A full overview of the history of the Women’s Center can be found on the Women Center’s website.
Another project the Women’s Center will be working on this year is one that involves highlighting those from the past who have been a part of the Women’s Center and did not receive recognition for their work.
“We’re digging into our archives and seeing what’s been in and around the work of the Women’s Center, and then looking at whose voices were missing,” Kossen said. “Whose stories were missing and whose weren’t, and how we are going to rectify that. That’s a project we’re going to be working with the libraries on and then hopefully having an exhibit and panels to have discussions about history and stories.”
For this year’s Love Your Body Day, on Oct. 13, the Women’s Center will be using the book, “Rhetorics of Display” by Lawrence J. Prelli, to talk about how queer bodies have been represented in visual media in the past and present as a way to make change and participate in visual love.

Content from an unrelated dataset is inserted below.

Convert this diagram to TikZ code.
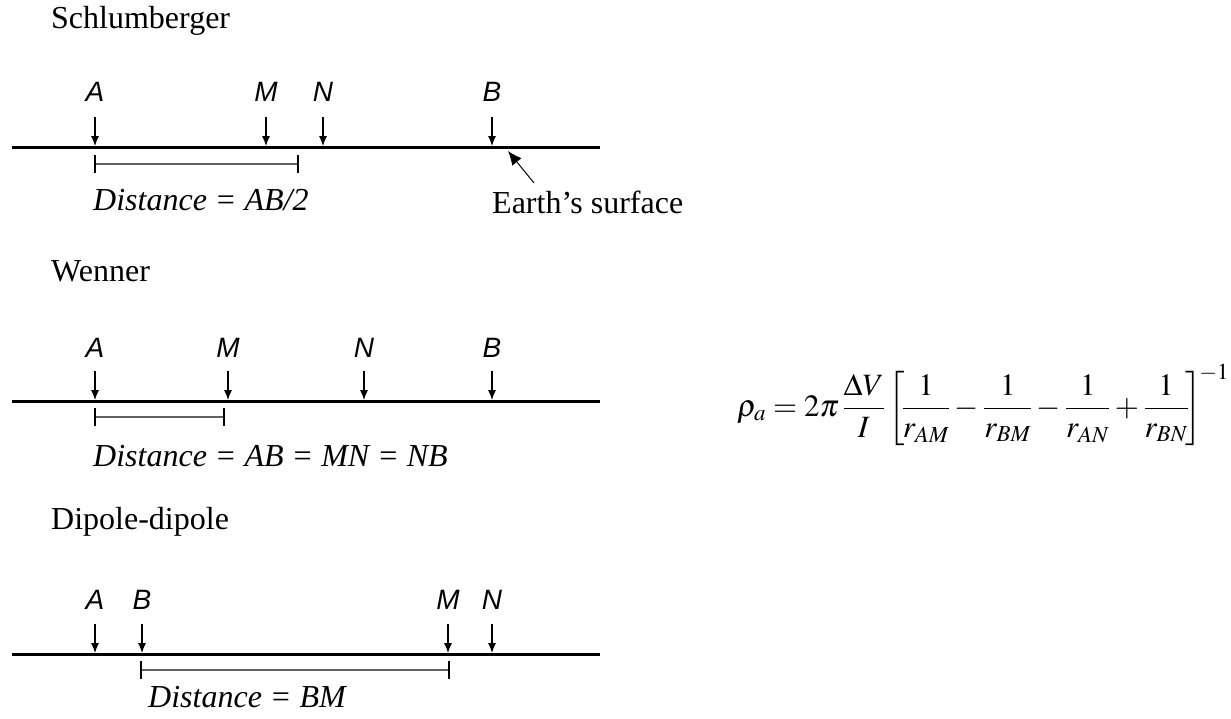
\documentclass[tikz,border=0pt]{standalone}
\usepackage{amsmath}
\usepackage{mathptmx}
\usepackage[no-math]{fontspec}
\setmainfont{Liberation Serif}
\newfontfamily\lsansit{Liberation Sans Italic}
\usetikzlibrary{arrows.meta}
\begin{document}
\begin{tikzpicture}[x=1pt,y=-1pt,
  title/.style={anchor=base west, inner sep=0, font=\fontsize{32}{38}\selectfont},
  elab/.style={inner sep=0, font=\fontsize{28}{32}\selectfont\lsansit},
  probe/.style={-{Latex[length=10pt,width=8pt]}, line width=1.1pt},
  ground/.style={line width=3pt},
  spanline/.style={line width=1.4pt, gray!75!black},
  tickline/.style={line width=1.1pt},
  dist/.style={anchor=base west, inner sep=0, font=\fontsize{32}{38}\selectfont\itshape},
  plain/.style={anchor=base west, inner sep=0, font=\fontsize{32}{38}\selectfont}]
\useasboundingbox (0,0) rectangle (1231,718);

% ---------- Schlumberger ----------
\node[title] (t1) at (51,28) {Schlumberger};
\coordinate (g1a) at (12,147); \coordinate (g1b) at (600,147);
\draw[ground] (g1a) -- (g1b);
\foreach \n/\x in {A/95,M/266,N/323,B/492}{
  \node[elab] (\n1) at (\x,92) {\n};
  \coordinate (\n1t) at (\x,117); \coordinate (\n1g) at (\x,146);
  \draw[probe] (\n1t) -- (\n1g);
}
\coordinate (s1a) at (95,164); \coordinate (s1b) at (298,164);
\draw[spanline] (s1a) -- (s1b);
\draw[tickline] (s1a) ++(0,-9) -- ++(0,18);
\draw[tickline] (s1b) ++(0,-9) -- ++(0,18);
\node[dist] (d1) at (93,210) {Distance = AB/2};
\node[plain] (es) at (492,213) {Earth’s surface};
\coordinate (esT) at (534,183); \coordinate (esH) at (508,151);
\draw[-{Latex[length=14pt,width=12pt]}, line width=1pt] (esT) -- (esH);

% ---------- Wenner ----------
\node[title] (t2) at (51,281) {Wenner};
\coordinate (g2a) at (12,401); \coordinate (g2b) at (600,401);
\draw[ground] (g2a) -- (g2b);
\foreach \n/\x in {A/95,M/228,N/364,B/492}{
  \node[elab] (\n2) at (\x,348) {\n};
  \coordinate (\n2t) at (\x,371); \coordinate (\n2g) at (\x,400);
  \draw[probe] (\n2t) -- (\n2g);
}
\coordinate (s2a) at (95,417); \coordinate (s2b) at (224,417);
\draw[spanline] (s2a) -- (s2b);
\draw[tickline] (s2a) ++(0,-9) -- ++(0,18);
\draw[tickline] (s2b) ++(0,-9) -- ++(0,18);
\node[dist] (d2) at (93,466) {Distance = AB = MN = NB};

% ---------- Dipole-dipole ----------
\node[title] (t3) at (51,529) {Dipole-dipole};
\coordinate (g3a) at (12,654); \coordinate (g3b) at (600,654);
\draw[ground] (g3a) -- (g3b);
\foreach \n/\x in {A/95,B/142,M/448,N/492}{
  \node[elab] (\n3) at (\x,600) {\n};
  \coordinate (\n3t) at (\x,624); \coordinate (\n3g) at (\x,653);
  \draw[probe] (\n3t) -- (\n3g);
}
\coordinate (s3a) at (141,670); \coordinate (s3b) at (449,670);
\draw[spanline] (s3a) -- (s3b);
\draw[tickline] (s3a) ++(0,-9) -- ++(0,18);
\draw[tickline] (s3b) ++(0,-9) -- ++(0,18);
\node[dist] (d3) at (148,707) {Distance = BM};

% ---------- Formula ----------
\node[anchor=base west, inner sep=0, font=\fontsize{31}{36}\selectfont] (f) at (737,416)
  {$\displaystyle \rho_a = 2\pi\,\frac{\Delta V}{I}\left[\!\frac{1}{r_{AM}} - \frac{1}{r_{BM}} - \frac{1}{r_{AN}} + \frac{1}{r_{BN}}\!\right]^{\!\scriptstyle -1}$};
\end{tikzpicture}
\end{document}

LaBarbera-Mascote said it is important for the center to acknowledge its past in pursuit of its future.
“When you think about the founding of Women’s Center spaces, they are very white, straight women, and that is 100% a part of our past as a center, so what does that mean for us in the context of the work we do now and for the work we do moving forward?” LaBarbera-Mascote said. “Now we are a great community and vibrant space that is intersectional in nature and looking at not only [interpersonal violence] education but equity and ending oppression.”
Along with the 30th anniversary celebrations, the Women’s Center has other ways for students to get involved at the center.
Feminist Fridays began on Aug. 27 and will continue biweekly from 2:30 p.m. to 3:30 p.m. These events are open discussions led by students on different topics that connect to a theory around feminism.
Kossen said the center’s education program, The Movement Peer Educators, is an important program that addresses interpersonal violence on campus.
“The Movement Peer Educators group is a great way to get involved too, and they are recruiting right now,” Kossen said. “Those are dedicated and passionate students who care about ending rape culture and other forms of interpersonal violence on campus. They host workshops with their peers around healthy relationships and consent and how to intervene as a bystander, so it’s a really good way for students who want to learn about those topics to come do a workshop or if they’re already passionate about that, they can apply to become a movement peer educator.”
Another one of the Women’s Center’s education programs is the Pack Survivor Support Alliance for faculty and staff. The program gives campus employees the tools they need if a student is in crisis and needs support in the classroom or workplace.
The Women’s Center will share more information about other celebrations and events throughout the year as details become available. Keep up with what the Women’s Center has going on by signing up for its newsletter and following the center on Instagram @ncsuwomenscenter.
LaBarbera-Mascote said she is excited to see the Women’s Center evolve.
“I’m excited about the future, because I just love to think about what’s next,” LaBarbera-Mascote said. “I think evolution is so important in the work that we’re doing, and I really value an opportunity to bring together multiple voices to be a part of that discussion. Anyone that spends significant time in this space and comes to programs, you can feel what the Women’s Center is and I wish everybody on campus had the opportunity to feel that.”